Revisitar esse dia nos depoimentos é bastante doloroso para os entrevistados, podendo indicar como trauma é visível em cada um deles e como merecem admiração pela coragem de conversar sobre aquele o ocorrido. Nota-se a dor em cada voz e em cada rosto e a dificuldade de terminar uma exposição  sem cair no choro. Testemunhos de um policial dizendo que chegou a tal ponto de desespero que o levou a tomar decisões que ainda o assombram e de outros que revelam o que – ou ainda mais triste, quem – não puderam salvar são terríveis.

Drea Cooper e Zackary Canepari constroem a tensão com uma montagem lúcida, que espelha o horror crescente do perigo sentido. Do céu negro e da chuva de cinzas aos galhos em brasa caindo do céu, a sensação de que algo ameaçador e agourento se aproxima e qualquer chance de escapar vai diminuindo progressivamente é mais assustadora do que qualquer monstro que Hollywood já inventou.

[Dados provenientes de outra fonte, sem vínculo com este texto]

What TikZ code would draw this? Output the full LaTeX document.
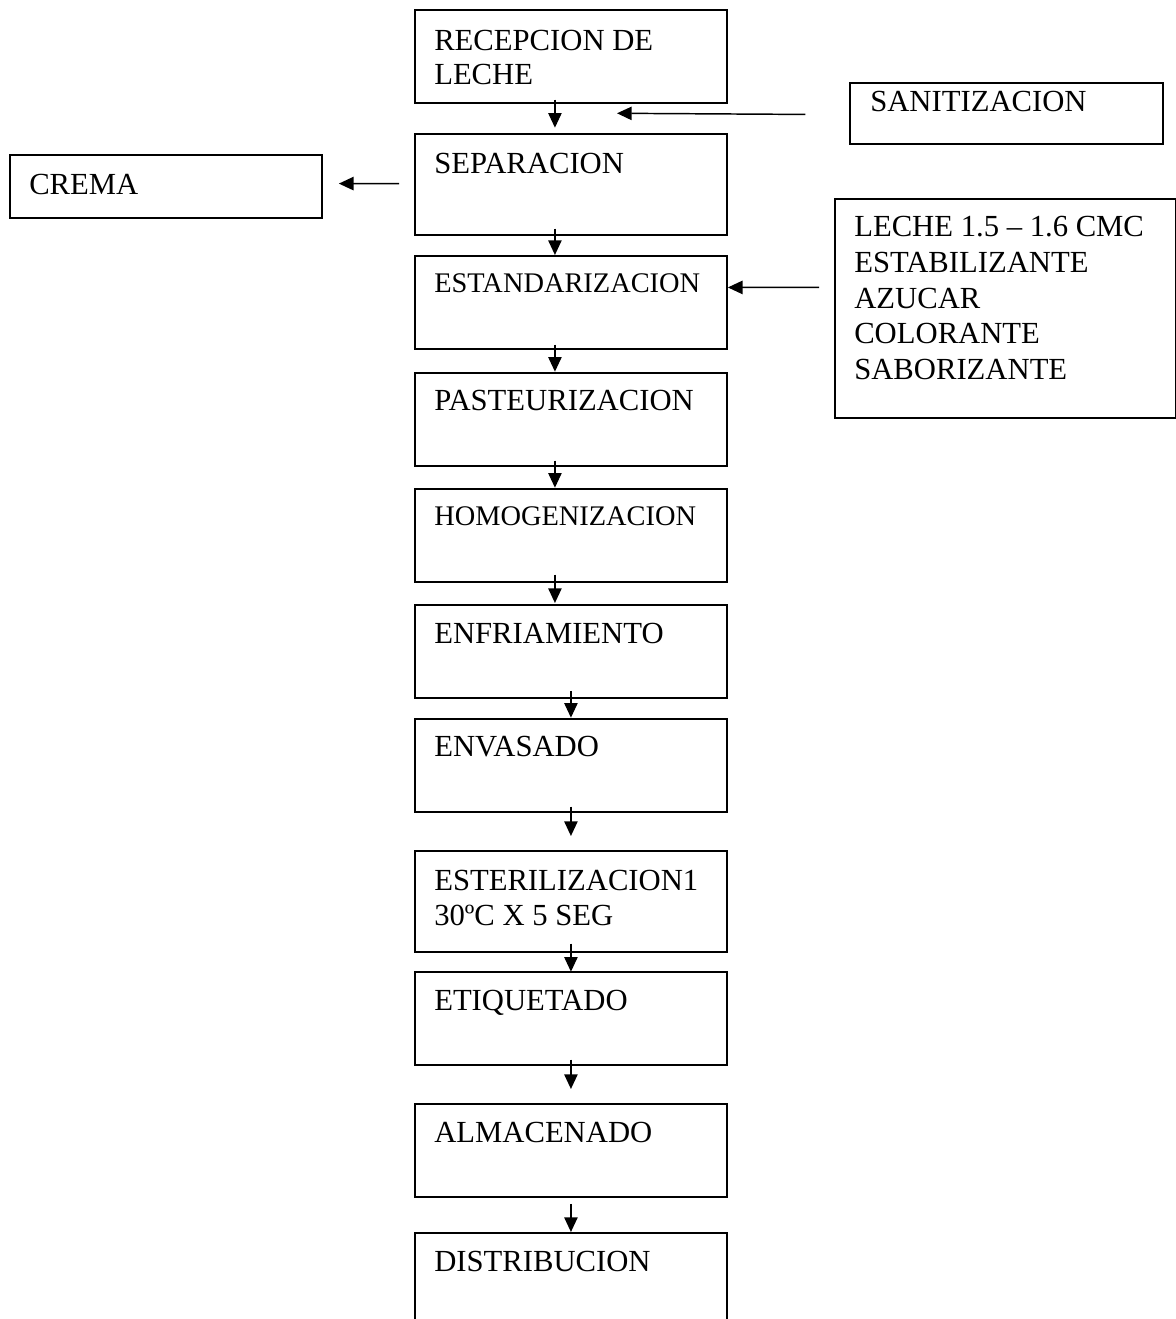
\documentclass[tikz,border=0pt]{standalone}
\usepackage{fontspec}
\setmainfont{Liberation Serif}
\usetikzlibrary{arrows.meta,calc}

\tikzset{
  caja/.style={draw, line width=1.4pt, anchor=north west, inner sep=0pt, minimum width=234pt, minimum height=69.75pt},
  texto/.style={anchor=base west, inner sep=0pt, align=left, font=\fontsize{23}{25}\selectfont},
  textochico/.style={texto, font=\fontsize{21.3}{24}\selectfont},
  flecha/.style={line width=1.1pt, -{Triangle[length=11pt,width=10pt]}},
}

\begin{document}
\begin{tikzpicture}[x=0.75pt,y=0.75pt,yscale=-1,xscale=1]
\fill[white] (0,0) rectangle (1176,1319);
\clip (0,0) rectangle (1176,1319);

%Shape: Rectangle
\node[caja] (rec) at (414,9.3) {};
%Shape: Rectangle
\node[caja, minimum height=75.5pt] (sep) at (414,133.3) {};
%Shape: Rectangle
\node[caja] (std) at (414,255) {};
%Shape: Rectangle
\node[caja] (pas) at (414,371.7) {};
%Shape: Rectangle
\node[caja] (hom) at (414,487.7) {};
%Shape: Rectangle
\node[caja] (enf) at (414,604) {};
%Shape: Rectangle
\node[caja] (env) at (414,717.7) {};
%Shape: Rectangle
\node[caja, minimum height=75.5pt] (est) at (414,850) {};
%Shape: Rectangle
\node[caja] (eti) at (414,970.7) {};
%Shape: Rectangle
\node[caja] (alm) at (414,1103) {};
%Shape: Rectangle
\node[caja] (dis) at (414,1232) {};
%Shape: Rectangle
\node[caja, minimum width=234.3pt, minimum height=46.2pt] (san) at (849.3,81.7) {};
%Shape: Rectangle
\node[caja, minimum height=47.5pt] (crema) at (9,154) {};
%Shape: Rectangle
\node[caja, minimum width=255.4pt, minimum height=163.8pt] (add) at (834,198.3) {};

%Straight Lines
\draw[flecha] ($(rec.south)+(-16,-4.6)$) -- ($(sep.north)+(-16,-5.6)$);
\draw[flecha] ($(sep.south)+(-16,-7.3)$) -- ($(std.north)+(-16,0)$);
\draw[flecha] ($(std.south)+(-16,-5.3)$) -- ($(pas.north)+(-16,0)$);
\draw[flecha] ($(pas.south)+(-16,-6)$) -- ($(hom.north)+(-16,0)$);
\draw[flecha] ($(hom.south)+(-16,-8)$) -- ($(enf.north)+(-16,-1)$);
\draw[flecha] ($(enf.south)+(0,-8)$) -- ($(env.north)+(0,0)$);
\draw[flecha] ($(env.south)+(0,-6)$) -- ($(est.north)+(0,-14)$);
\draw[flecha] ($(est.south)+(0,-9)$) -- ($(eti.north)+(0,1)$);
\draw[flecha] ($(eti.south)+(0,-6)$) -- ($(alm.north)+(0,-14)$);
\draw[flecha] ($(alm.south)+(0,6)$) -- ($(dis.north)+(0,0)$);
%Straight Lines
\coordinate (sanfin) at (617,113.3);
\draw[flecha] ($(san.west)+(-44,1)$) -- (sanfin);
\draw[flecha] ($(sep.west)+(-15,-1)$) -- ($(crema.east)+(16,-3)$);
\draw[flecha] ($(add.west)+(-15,-21)$) -- ($(std.east)+(0,-15)$);

% Text Node
\node[texto] (recT) at (434,84.3) {RECEPCION DE\\LECHE};
% Text Node
\node[texto] (sepT) at (434,173.3) {SEPARACION};
% Text Node
\node[textochico] (stdT) at (434,292.3) {ESTANDARIZACION};
% Text Node
\node[texto] (pasT) at (434,410.7) {PASTEURIZACION};
% Text Node
\node[textochico] (homT) at (434,525.3) {HOMOGENIZACION};
% Text Node
\node[texto] (enfT) at (434,643.3) {ENFRIAMIENTO};
% Text Node
\node[texto] (envT) at (434,756.7) {ENVASADO};
% Text Node
\node[texto, font=\fontsize{23}{25.7}\selectfont] (estT) at (434,925) {ESTERILIZACION1\\30ºC X 5 SEG};
% Text Node
\node[texto] (etiT) at (434,1010.7) {ETIQUETADO};
% Text Node
\node[texto] (almT) at (434,1142.7) {ALMACENADO};
% Text Node
\node[texto] (disT) at (434,1271.7) {DISTRIBUCION};
% Text Node
\node[texto] (sanT) at (870,111.7) {SANITIZACION};
% Text Node
\node[texto] (cremaT) at (29,194.3) {CREMA};
% Text Node
\node[texto, font=\fontsize{23}{26.7}\selectfont] (addT) at (854,379.3) {LECHE 1.5 – 1.6 CMC\\ESTABILIZANTE\\AZUCAR\\COLORANTE\\SABORIZANTE};

\end{tikzpicture}
\end{document}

“Paradise em Chamas” é uma obra que acerta em cheio em fazer com que o espectador entenda, pelo menos um pouco, as feridas emocionais e psicológicas daqueles que passaram por um nível de terror e medo que os marcam para sempre. Além disso, consegue ilustrar como já não estamos conseguindo combater com eficiência as consequências das profundas mudanças climáticas pelas quais o mundo vem passando há anos. O micro consegue nos fazer pensar no macro, algo pelo qual o documentário merece ser parabenizado.